My responsibilities were firmly based in operational management. I headed up an internal team of translators and project managers which was supported by a large pool of freelancers based in various international locations. Quality and deadlines were key – much as they are in any translation setting.

Was setting up your own company daunting?

No, because it was more of a natural progression than a conscious decision. When I left my production director role it was to set up as an independent freelancer in a sole trader business. The company – and the translator academy model – was set up in response to demand driven by organic growth. I guess there was a period of time when the company ran me rather than me running it … a pretty common dilemma for many SME owners I meet. It’s now a very formal and structured organisation which I’m proud to say was one of the first and remains one of the few translation companies in the UK to be certified to ISO 17100:2015.


How important is training and CPD – to you and your company?

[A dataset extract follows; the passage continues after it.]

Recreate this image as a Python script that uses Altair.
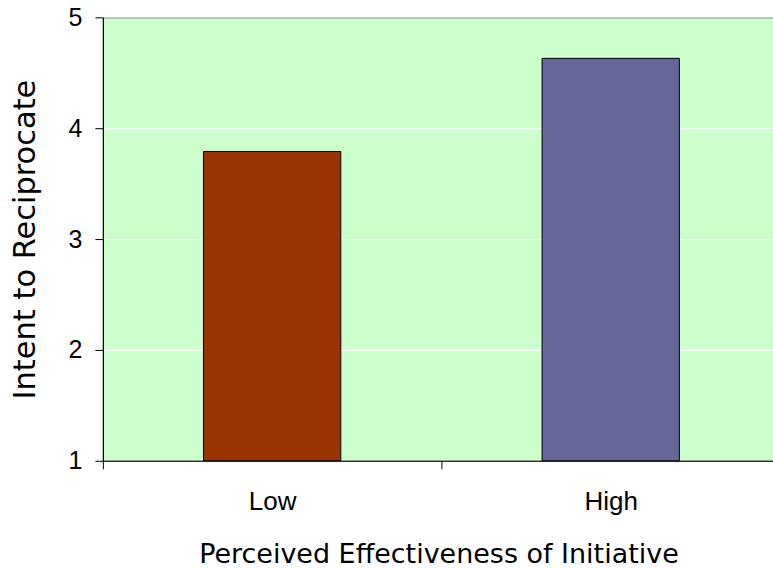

Training and CPD are very important. We hold quarterly team days addressing a variety of topics that are of relevance both specifically to the challenges we face in our business and generally across the industry. We also make sure that we attend relevant events both in and outside the translation sector. These activities are supplemented by external CPD provision and of course by the ITI pathway to qualified membership. We keep CPD logs and we also ask our freelancers to do the same.

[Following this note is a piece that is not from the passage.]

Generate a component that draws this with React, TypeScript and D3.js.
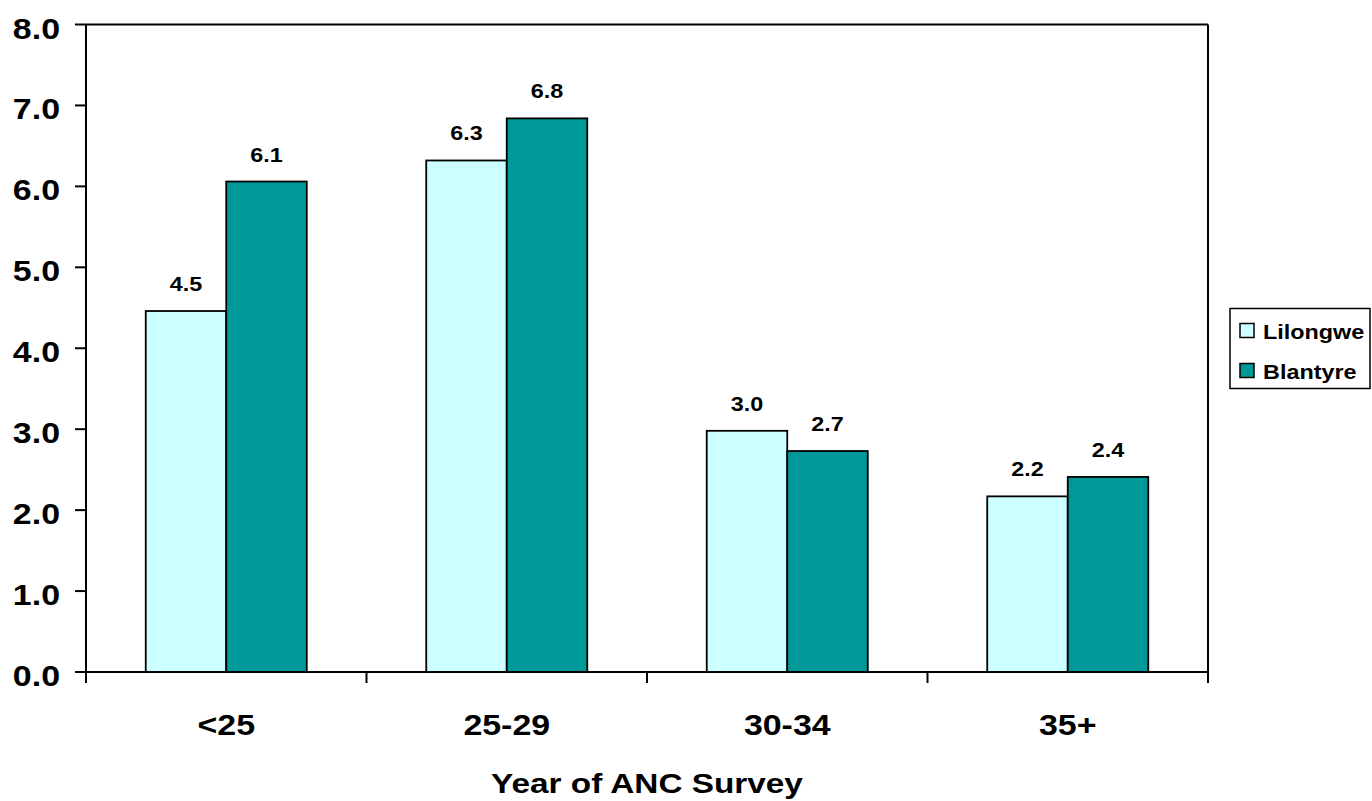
import React from "react";
import * as d3 from "d3";

const categories = ["<25", "25-29", "30-34", "35+"];
const seriesNames = ["Lilongwe", "Blantyre"];
const lilongwe = [4.46, 6.32, 2.98, 2.17];
const blantyre = [6.06, 6.84, 2.73, 2.41];
const yTicks = [0, 1, 2, 3, 4, 5, 6, 7, 8];
const colors = ["#CCFFFF", "#009999"];
const xTitle = "Year of ANC Survey";

const W = 1372;
const H = 801;
const M = { left: 86, right: 1208, top: 24.5, bottom: 672 };
const SX = 1.17;
const FONT = "'Liberation Sans', Arial, Helvetica, sans-serif";

function T({ x, y, size, anchor = "middle", children }: any) {
  return (
    <text
      transform={`translate(${x},${y}) scale(${SX},1)`}
      textAnchor={anchor}
      fontFamily={FONT}
      fontWeight="bold"
      fontSize={size}
      fill="#000"
    >
      {children}
    </text>
  );
}

export default function App() {
  const x0 = d3.scaleBand<string>().domain(categories).range([M.left, M.right]).paddingInner(0).paddingOuter(0);
  const x1 = d3
    .scaleBand<string>()
    .domain(seriesNames)
    .range([0, x0.bandwidth()])
    .paddingInner(0)
    .paddingOuter(0.742);
  const y = d3.scaleLinear().domain([0, 8]).range([M.bottom, M.top]);
  const data = [lilongwe, blantyre];
  const boundaries = categories.map((c) => x0(c) as number).concat([M.right]);

  return (
    <svg width={W} height={H} style={{ position: "absolute", left: 0, top: 0, display: "block", background: "#fff" }}>
      <rect x={0} y={0} width={W} height={H} fill="#fff" />
      {/* bars */}
      {categories.map((c, ci) =>
        seriesNames.map((s, si) => {
          const v = data[si][ci];
          const bx = (x0(c) as number) + (x1(s) as number);
          const by = y(v);
          return (
            <g key={c + s}>
              <rect
                x={bx}
                y={by}
                width={x1.bandwidth()}
                height={y(0) - by}
                fill={colors[si]}
                stroke="#000"
                strokeWidth={1.8}
              />
              <T x={bx + x1.bandwidth() / 2} y={by - 20} size={20}>
                {v.toFixed(1)}
              </T>
            </g>
          );
        })
      )}
      {/* frame */}
      <line x1={M.left} x2={M.right} y1={M.top} y2={M.top} stroke="#000" strokeWidth={2} />
      <line x1={M.right} x2={M.right} y1={M.top} y2={M.bottom} stroke="#000" strokeWidth={2} />
      <line x1={M.left} x2={M.left} y1={M.top} y2={M.bottom} stroke="#000" strokeWidth={2} />
      <line x1={M.left} x2={M.right} y1={M.bottom} y2={M.bottom} stroke="#000" strokeWidth={2} />
      {/* y ticks */}
      {yTicks.map((t) => (
        <g key={t}>
          <line x1={75} x2={M.left} y1={y(t)} y2={y(t)} stroke="#000" strokeWidth={2} />
          <T x={60} y={y(t) + 14} size={29} anchor="end">
            {t.toFixed(1)}
          </T>
        </g>
      ))}
      {/* x ticks */}
      {boundaries.map((b, i) => (
        <line key={i} x1={b} x2={b} y1={M.bottom} y2={683} stroke="#000" strokeWidth={2} />
      ))}
      {categories.map((c) => (
        <T key={c} x={(x0(c) as number) + x0.bandwidth() / 2} y={735} size={29}>
          {c}
        </T>
      ))}
      <T x={(M.left + M.right) / 2} y={793} size={28.5}>
        {xTitle}
      </T>
      {/* legend */}
      <rect x={1230} y={308.5} width={140} height={80} fill="#fff" stroke="#000" strokeWidth={1.5} />
      {seriesNames.map((s, i) => (
        <g key={s}>
          <rect x={1240} y={323.5 + i * 40} width={14} height={14} fill={colors[i]} stroke="#000" strokeWidth={1.5} />
          <T x={1263} y={339 + i * 40} size={20} anchor="start">
            {s}
          </T>
        </g>
      ))}
    </svg>
  );
}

How have you seen the translation sector change over the last 10 years?

Well we’ve not been replaced by MT engines yet, despite the scaremongering! Technology and digitisation have driven the changes we’ve seen, of that there’s no doubt. We’ve gone from dial-up internet connections to ultra-fast broadband, from hard copy dictionaries and glossaries to online terminology databases, and of course a great many of us now work almost exclusively with CAT tools. Pressure on prices and delivery times has also increased, although I don’t think that’s unique to the translation sector. What hasn’t changed, though, is the expectation from customers that translation services will be delivered in high quality, on time and on budget – the growth and development of my business from a home-based operation in a spare bedroom to large office premises (complete with mortgage …) testifies to our continued ability to deliver on all of those counts.


What makes for a great client/supplier relationship?

Openness, honesty, communication, mutual trust, transparency, accountability, adaptability, flexibility and – most importantly – clarity. Sounds straightforward but client/supplier relationships need to be nurtured and managed – and the very best ones can last entire careers.


Your company has achieved ISO 17100: 2015 – what do you see as the benefits?

For us, ISO certification really affirmed that we were getting things right. When we first considered ISO certification, we discovered that we met many of the requirements and had most of the necessary processes and procedures in place already, so it wasn’t as daunting a task as it might have been. ISO is an organisation that is recognised the world over. It’s not enough to tell potential clients that you’re the best choice for them – your competitors will all be saying the same thing – you have to have a means of demonstrating this, and our ISO certification helps to inform and reassure decision-makers. However, it’s not just about our relationships with existing and potential clients. ISO certification enables us to attract the very best freelance suppliers and in-house recruits too.


Do you have a favourite French author\German author?

French and German literature featured prominently in my first degree and I have to admit that I haven’t kept up my reading as much as maybe I ought to have done. I’m a big fan of the Norwegian author Jo Nesbo though – who I of course have to read in translation!


What would be your perfect holiday?

My husband, two children and I are big fans of Florida and its theme parks – those who know me won’t be surprised as I find it hard to sit still for long, even when on holiday!